*Work instructions:* Count lines with the string "this" in them. State the number alone.

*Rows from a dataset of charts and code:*
_____

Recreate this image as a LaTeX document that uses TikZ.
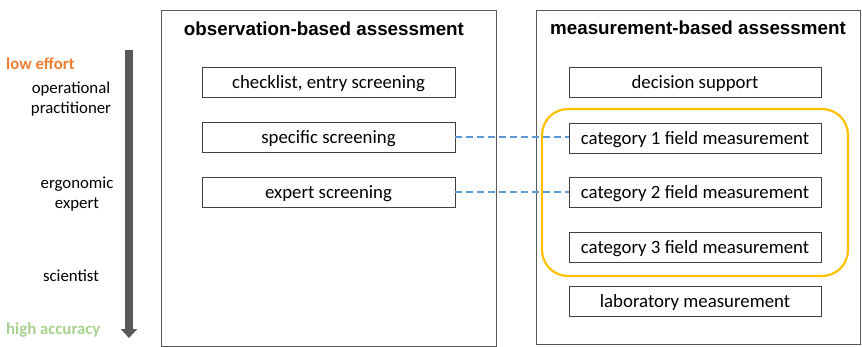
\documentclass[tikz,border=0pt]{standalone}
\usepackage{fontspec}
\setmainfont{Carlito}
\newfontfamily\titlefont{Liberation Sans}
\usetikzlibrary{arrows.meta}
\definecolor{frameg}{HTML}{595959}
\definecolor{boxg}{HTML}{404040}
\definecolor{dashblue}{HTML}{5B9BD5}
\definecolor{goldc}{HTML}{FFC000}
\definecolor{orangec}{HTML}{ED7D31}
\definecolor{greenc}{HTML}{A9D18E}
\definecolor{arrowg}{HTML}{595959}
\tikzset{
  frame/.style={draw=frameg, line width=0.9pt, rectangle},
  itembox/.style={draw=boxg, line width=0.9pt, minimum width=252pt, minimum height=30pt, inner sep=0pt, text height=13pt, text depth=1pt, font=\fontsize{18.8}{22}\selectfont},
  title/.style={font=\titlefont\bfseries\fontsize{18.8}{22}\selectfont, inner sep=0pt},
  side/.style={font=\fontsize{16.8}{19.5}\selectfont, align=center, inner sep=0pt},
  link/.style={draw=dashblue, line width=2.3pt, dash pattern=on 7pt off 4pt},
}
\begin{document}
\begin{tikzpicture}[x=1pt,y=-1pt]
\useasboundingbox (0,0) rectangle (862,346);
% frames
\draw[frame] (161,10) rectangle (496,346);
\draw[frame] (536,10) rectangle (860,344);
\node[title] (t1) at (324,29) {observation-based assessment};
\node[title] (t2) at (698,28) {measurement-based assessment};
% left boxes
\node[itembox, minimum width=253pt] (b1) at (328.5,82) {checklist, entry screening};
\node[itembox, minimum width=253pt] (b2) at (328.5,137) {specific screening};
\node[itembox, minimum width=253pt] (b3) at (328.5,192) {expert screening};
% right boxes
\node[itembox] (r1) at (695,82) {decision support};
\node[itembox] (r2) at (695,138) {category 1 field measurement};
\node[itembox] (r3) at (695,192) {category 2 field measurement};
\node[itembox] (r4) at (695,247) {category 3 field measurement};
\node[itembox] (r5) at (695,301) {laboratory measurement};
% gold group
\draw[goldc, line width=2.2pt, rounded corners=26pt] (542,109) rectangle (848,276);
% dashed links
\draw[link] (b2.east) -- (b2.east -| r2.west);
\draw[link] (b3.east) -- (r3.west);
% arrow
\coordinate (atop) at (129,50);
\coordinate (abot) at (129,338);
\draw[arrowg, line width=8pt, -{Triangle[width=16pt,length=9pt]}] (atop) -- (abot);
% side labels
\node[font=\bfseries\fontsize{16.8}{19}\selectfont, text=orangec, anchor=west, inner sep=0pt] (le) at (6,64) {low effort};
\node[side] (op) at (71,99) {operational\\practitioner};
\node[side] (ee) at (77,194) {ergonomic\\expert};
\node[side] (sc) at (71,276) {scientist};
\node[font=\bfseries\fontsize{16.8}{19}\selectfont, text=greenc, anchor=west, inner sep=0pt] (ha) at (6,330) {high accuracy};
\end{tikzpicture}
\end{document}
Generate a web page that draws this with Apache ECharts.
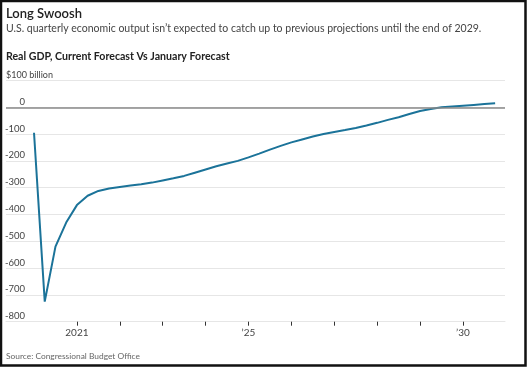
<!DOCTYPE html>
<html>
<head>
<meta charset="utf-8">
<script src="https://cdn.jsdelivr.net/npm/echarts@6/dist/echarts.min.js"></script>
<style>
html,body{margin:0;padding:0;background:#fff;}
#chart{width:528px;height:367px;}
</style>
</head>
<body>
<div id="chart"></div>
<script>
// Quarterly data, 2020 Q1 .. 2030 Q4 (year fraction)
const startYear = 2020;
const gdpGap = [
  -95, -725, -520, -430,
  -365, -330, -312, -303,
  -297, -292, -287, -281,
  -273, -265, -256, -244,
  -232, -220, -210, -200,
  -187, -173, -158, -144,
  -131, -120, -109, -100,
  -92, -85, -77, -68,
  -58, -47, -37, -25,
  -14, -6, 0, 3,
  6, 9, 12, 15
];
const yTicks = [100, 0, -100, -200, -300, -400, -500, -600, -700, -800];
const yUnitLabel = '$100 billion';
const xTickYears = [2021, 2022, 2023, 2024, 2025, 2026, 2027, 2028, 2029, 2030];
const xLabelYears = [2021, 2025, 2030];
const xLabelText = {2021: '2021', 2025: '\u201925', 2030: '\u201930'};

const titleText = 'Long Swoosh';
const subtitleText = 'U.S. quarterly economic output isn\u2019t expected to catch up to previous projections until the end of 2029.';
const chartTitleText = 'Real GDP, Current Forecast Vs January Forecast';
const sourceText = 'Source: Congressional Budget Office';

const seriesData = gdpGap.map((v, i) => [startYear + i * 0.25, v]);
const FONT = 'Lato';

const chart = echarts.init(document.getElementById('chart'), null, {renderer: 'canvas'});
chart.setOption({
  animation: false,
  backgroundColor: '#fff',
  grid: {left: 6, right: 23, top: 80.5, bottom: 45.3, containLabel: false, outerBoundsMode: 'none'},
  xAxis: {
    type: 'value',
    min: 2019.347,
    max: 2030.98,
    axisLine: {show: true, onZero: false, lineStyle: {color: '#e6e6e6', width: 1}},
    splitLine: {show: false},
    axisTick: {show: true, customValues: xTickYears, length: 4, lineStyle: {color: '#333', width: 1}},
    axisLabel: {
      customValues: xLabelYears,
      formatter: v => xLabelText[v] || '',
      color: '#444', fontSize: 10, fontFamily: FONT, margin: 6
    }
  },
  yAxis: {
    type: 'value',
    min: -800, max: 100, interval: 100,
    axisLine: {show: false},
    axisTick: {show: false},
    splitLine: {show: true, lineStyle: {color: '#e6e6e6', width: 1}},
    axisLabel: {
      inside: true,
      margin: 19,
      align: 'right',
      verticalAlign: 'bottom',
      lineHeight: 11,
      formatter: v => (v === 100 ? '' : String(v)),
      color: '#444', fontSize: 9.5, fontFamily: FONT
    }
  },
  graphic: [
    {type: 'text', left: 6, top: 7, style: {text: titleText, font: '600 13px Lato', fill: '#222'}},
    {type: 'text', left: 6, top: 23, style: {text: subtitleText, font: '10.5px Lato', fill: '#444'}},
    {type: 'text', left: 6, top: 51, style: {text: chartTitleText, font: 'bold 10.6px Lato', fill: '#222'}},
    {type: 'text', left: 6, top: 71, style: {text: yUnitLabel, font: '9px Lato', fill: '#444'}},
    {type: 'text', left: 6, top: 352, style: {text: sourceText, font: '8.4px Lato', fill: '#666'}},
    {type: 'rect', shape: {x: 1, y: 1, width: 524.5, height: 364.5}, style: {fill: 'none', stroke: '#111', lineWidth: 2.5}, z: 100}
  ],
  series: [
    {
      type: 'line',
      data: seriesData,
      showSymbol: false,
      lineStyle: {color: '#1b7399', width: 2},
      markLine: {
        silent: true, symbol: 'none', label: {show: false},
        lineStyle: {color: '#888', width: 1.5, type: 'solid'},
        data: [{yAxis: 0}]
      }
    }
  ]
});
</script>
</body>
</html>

_____

*Answer for the task:* 2